Without including the pictures, copy out every line below.

— START OF Material provided —

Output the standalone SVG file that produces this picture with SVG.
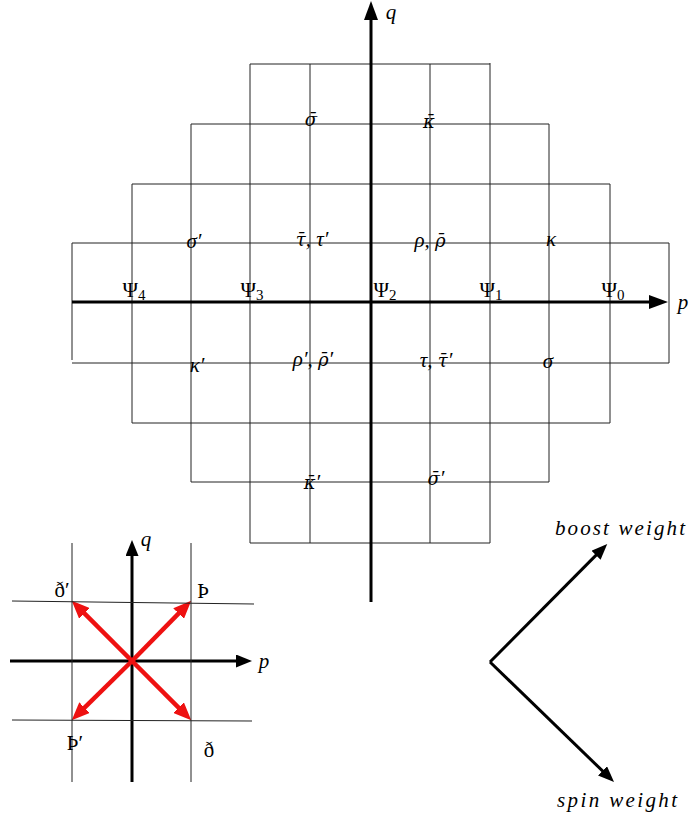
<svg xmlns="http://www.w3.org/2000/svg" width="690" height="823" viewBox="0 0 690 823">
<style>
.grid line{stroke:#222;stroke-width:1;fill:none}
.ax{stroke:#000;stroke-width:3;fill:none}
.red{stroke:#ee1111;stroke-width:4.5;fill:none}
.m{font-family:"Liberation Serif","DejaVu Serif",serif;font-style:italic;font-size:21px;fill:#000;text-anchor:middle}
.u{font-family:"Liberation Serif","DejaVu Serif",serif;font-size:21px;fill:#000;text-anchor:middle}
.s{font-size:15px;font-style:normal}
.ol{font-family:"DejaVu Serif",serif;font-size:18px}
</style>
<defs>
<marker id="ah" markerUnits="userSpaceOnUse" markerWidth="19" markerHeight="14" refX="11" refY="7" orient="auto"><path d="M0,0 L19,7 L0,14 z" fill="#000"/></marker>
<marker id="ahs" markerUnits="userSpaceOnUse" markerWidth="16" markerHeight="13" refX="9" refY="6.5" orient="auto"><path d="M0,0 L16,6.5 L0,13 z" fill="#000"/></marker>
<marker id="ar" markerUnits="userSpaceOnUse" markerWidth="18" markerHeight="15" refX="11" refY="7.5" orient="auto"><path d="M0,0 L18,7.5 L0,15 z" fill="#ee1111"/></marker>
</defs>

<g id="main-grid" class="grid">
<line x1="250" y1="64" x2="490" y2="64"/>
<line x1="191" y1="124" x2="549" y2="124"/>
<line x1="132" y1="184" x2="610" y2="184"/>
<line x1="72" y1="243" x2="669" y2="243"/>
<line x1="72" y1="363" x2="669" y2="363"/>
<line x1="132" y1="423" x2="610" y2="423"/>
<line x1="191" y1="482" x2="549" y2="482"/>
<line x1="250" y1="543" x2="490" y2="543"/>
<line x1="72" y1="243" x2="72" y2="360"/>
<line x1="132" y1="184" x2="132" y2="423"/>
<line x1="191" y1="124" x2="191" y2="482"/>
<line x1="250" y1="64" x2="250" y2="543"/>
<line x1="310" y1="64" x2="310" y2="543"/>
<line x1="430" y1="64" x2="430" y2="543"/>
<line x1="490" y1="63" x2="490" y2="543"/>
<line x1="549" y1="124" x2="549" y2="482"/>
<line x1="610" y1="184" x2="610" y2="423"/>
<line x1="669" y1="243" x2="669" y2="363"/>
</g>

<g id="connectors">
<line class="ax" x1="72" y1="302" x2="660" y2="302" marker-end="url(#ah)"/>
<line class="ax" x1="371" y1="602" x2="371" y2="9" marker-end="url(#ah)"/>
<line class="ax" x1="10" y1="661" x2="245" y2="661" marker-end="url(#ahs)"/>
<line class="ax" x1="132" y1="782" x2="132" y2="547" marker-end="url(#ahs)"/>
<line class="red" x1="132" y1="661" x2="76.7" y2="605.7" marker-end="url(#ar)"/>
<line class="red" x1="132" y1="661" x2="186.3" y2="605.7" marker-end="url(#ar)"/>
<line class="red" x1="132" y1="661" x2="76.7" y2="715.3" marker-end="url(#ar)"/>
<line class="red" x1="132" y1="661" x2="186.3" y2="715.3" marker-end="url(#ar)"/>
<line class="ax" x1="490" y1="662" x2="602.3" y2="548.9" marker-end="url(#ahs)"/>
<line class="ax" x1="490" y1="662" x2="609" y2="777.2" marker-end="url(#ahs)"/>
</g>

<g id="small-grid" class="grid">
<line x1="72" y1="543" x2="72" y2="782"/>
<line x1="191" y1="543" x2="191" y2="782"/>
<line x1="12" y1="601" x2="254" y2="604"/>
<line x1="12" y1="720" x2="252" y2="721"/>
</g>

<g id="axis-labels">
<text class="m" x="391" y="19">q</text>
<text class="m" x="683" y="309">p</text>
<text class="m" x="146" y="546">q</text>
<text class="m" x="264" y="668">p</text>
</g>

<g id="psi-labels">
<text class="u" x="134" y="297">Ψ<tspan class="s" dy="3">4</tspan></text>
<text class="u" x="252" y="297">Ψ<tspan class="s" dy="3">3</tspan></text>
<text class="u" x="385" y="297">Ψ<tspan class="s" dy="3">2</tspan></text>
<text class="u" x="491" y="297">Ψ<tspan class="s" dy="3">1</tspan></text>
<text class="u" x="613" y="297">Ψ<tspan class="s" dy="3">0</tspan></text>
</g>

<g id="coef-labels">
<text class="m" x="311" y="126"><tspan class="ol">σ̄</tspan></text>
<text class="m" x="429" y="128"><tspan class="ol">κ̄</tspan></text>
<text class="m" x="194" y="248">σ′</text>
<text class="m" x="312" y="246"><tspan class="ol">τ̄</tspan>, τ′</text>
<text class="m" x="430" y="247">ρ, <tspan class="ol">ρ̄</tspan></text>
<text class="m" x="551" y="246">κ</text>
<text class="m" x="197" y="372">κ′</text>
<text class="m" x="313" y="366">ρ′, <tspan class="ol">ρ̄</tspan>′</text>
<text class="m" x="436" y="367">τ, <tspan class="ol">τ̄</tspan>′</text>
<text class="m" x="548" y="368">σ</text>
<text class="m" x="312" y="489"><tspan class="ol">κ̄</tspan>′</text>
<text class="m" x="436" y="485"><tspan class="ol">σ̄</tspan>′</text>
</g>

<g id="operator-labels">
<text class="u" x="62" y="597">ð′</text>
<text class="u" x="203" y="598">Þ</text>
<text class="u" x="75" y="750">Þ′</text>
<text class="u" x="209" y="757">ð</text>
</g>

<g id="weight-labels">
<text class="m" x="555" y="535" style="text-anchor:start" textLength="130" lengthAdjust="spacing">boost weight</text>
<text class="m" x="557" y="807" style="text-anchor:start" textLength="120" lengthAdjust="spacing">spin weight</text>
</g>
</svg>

— END OF Material provided —

Solution to the exercise:
Output the standalone SVG file that produces this picture with SVG.
<svg xmlns="http://www.w3.org/2000/svg" width="690" height="823" viewBox="0 0 690 823">
<style>
.grid line{stroke:#222;stroke-width:1;fill:none}
.ax{stroke:#000;stroke-width:3;fill:none}
.red{stroke:#ee1111;stroke-width:4.5;fill:none}
.m{font-family:"Liberation Serif","DejaVu Serif",serif;font-style:italic;font-size:21px;fill:#000;text-anchor:middle}
.u{font-family:"Liberation Serif","DejaVu Serif",serif;font-size:21px;fill:#000;text-anchor:middle}
.s{font-size:15px;font-style:normal}
.ol{font-family:"DejaVu Serif",serif;font-size:18px}
</style>
<defs>
<marker id="ah" markerUnits="userSpaceOnUse" markerWidth="19" markerHeight="14" refX="11" refY="7" orient="auto"><path d="M0,0 L19,7 L0,14 z" fill="#000"/></marker>
<marker id="ahs" markerUnits="userSpaceOnUse" markerWidth="16" markerHeight="13" refX="9" refY="6.5" orient="auto"><path d="M0,0 L16,6.5 L0,13 z" fill="#000"/></marker>
<marker id="ar" markerUnits="userSpaceOnUse" markerWidth="18" markerHeight="15" refX="11" refY="7.5" orient="auto"><path d="M0,0 L18,7.5 L0,15 z" fill="#ee1111"/></marker>
</defs>

<g id="main-grid" class="grid">
<line x1="250" y1="64" x2="490" y2="64"/>
<line x1="191" y1="124" x2="549" y2="124"/>
<line x1="132" y1="184" x2="610" y2="184"/>
<line x1="72" y1="243" x2="669" y2="243"/>
<line x1="72" y1="363" x2="669" y2="363"/>
<line x1="132" y1="423" x2="610" y2="423"/>
<line x1="191" y1="482" x2="549" y2="482"/>
<line x1="250" y1="543" x2="490" y2="543"/>
<line x1="72" y1="243" x2="72" y2="360"/>
<line x1="132" y1="184" x2="132" y2="423"/>
<line x1="191" y1="124" x2="191" y2="482"/>
<line x1="250" y1="64" x2="250" y2="543"/>
<line x1="310" y1="64" x2="310" y2="543"/>
<line x1="430" y1="64" x2="430" y2="543"/>
<line x1="490" y1="63" x2="490" y2="543"/>
<line x1="549" y1="124" x2="549" y2="482"/>
<line x1="610" y1="184" x2="610" y2="423"/>
<line x1="669" y1="243" x2="669" y2="363"/>
</g>

<g id="connectors">
<line class="ax" x1="72" y1="302" x2="660" y2="302" marker-end="url(#ah)"/>
<line class="ax" x1="371" y1="602" x2="371" y2="9" marker-end="url(#ah)"/>
<line class="ax" x1="10" y1="661" x2="245" y2="661" marker-end="url(#ahs)"/>
<line class="ax" x1="132" y1="782" x2="132" y2="547" marker-end="url(#ahs)"/>
<line class="red" x1="132" y1="661" x2="76.7" y2="605.7" marker-end="url(#ar)"/>
<line class="red" x1="132" y1="661" x2="186.3" y2="605.7" marker-end="url(#ar)"/>
<line class="red" x1="132" y1="661" x2="76.7" y2="715.3" marker-end="url(#ar)"/>
<line class="red" x1="132" y1="661" x2="186.3" y2="715.3" marker-end="url(#ar)"/>
<line class="ax" x1="490" y1="662" x2="602.3" y2="548.9" marker-end="url(#ahs)"/>
<line class="ax" x1="490" y1="662" x2="609" y2="777.2" marker-end="url(#ahs)"/>
</g>

<g id="small-grid" class="grid">
<line x1="72" y1="543" x2="72" y2="782"/>
<line x1="191" y1="543" x2="191" y2="782"/>
<line x1="12" y1="601" x2="254" y2="604"/>
<line x1="12" y1="720" x2="252" y2="721"/>
</g>

<g id="axis-labels">
<text class="m" x="391" y="19">q</text>
<text class="m" x="683" y="309">p</text>
<text class="m" x="146" y="546">q</text>
<text class="m" x="264" y="668">p</text>
</g>

<g id="psi-labels">
<text class="u" x="134" y="297">Ψ<tspan class="s" dy="3">4</tspan></text>
<text class="u" x="252" y="297">Ψ<tspan class="s" dy="3">3</tspan></text>
<text class="u" x="385" y="297">Ψ<tspan class="s" dy="3">2</tspan></text>
<text class="u" x="491" y="297">Ψ<tspan class="s" dy="3">1</tspan></text>
<text class="u" x="613" y="297">Ψ<tspan class="s" dy="3">0</tspan></text>
</g>

<g id="coef-labels">
<text class="m" x="311" y="126"><tspan class="ol">σ̄</tspan></text>
<text class="m" x="429" y="128"><tspan class="ol">κ̄</tspan></text>
<text class="m" x="194" y="248">σ′</text>
<text class="m" x="312" y="246"><tspan class="ol">τ̄</tspan>, τ′</text>
<text class="m" x="430" y="247">ρ, <tspan class="ol">ρ̄</tspan></text>
<text class="m" x="551" y="246">κ</text>
<text class="m" x="197" y="372">κ′</text>
<text class="m" x="313" y="366">ρ′, <tspan class="ol">ρ̄</tspan>′</text>
<text class="m" x="436" y="367">τ, <tspan class="ol">τ̄</tspan>′</text>
<text class="m" x="548" y="368">σ</text>
<text class="m" x="312" y="489"><tspan class="ol">κ̄</tspan>′</text>
<text class="m" x="436" y="485"><tspan class="ol">σ̄</tspan>′</text>
</g>

<g id="operator-labels">
<text class="u" x="62" y="597">ð′</text>
<text class="u" x="203" y="598">Þ</text>
<text class="u" x="75" y="750">Þ′</text>
<text class="u" x="209" y="757">ð</text>
</g>

<g id="weight-labels">
<text class="m" x="555" y="535" style="text-anchor:start" textLength="130" lengthAdjust="spacing">boost weight</text>
<text class="m" x="557" y="807" style="text-anchor:start" textLength="120" lengthAdjust="spacing">spin weight</text>
</g>
</svg>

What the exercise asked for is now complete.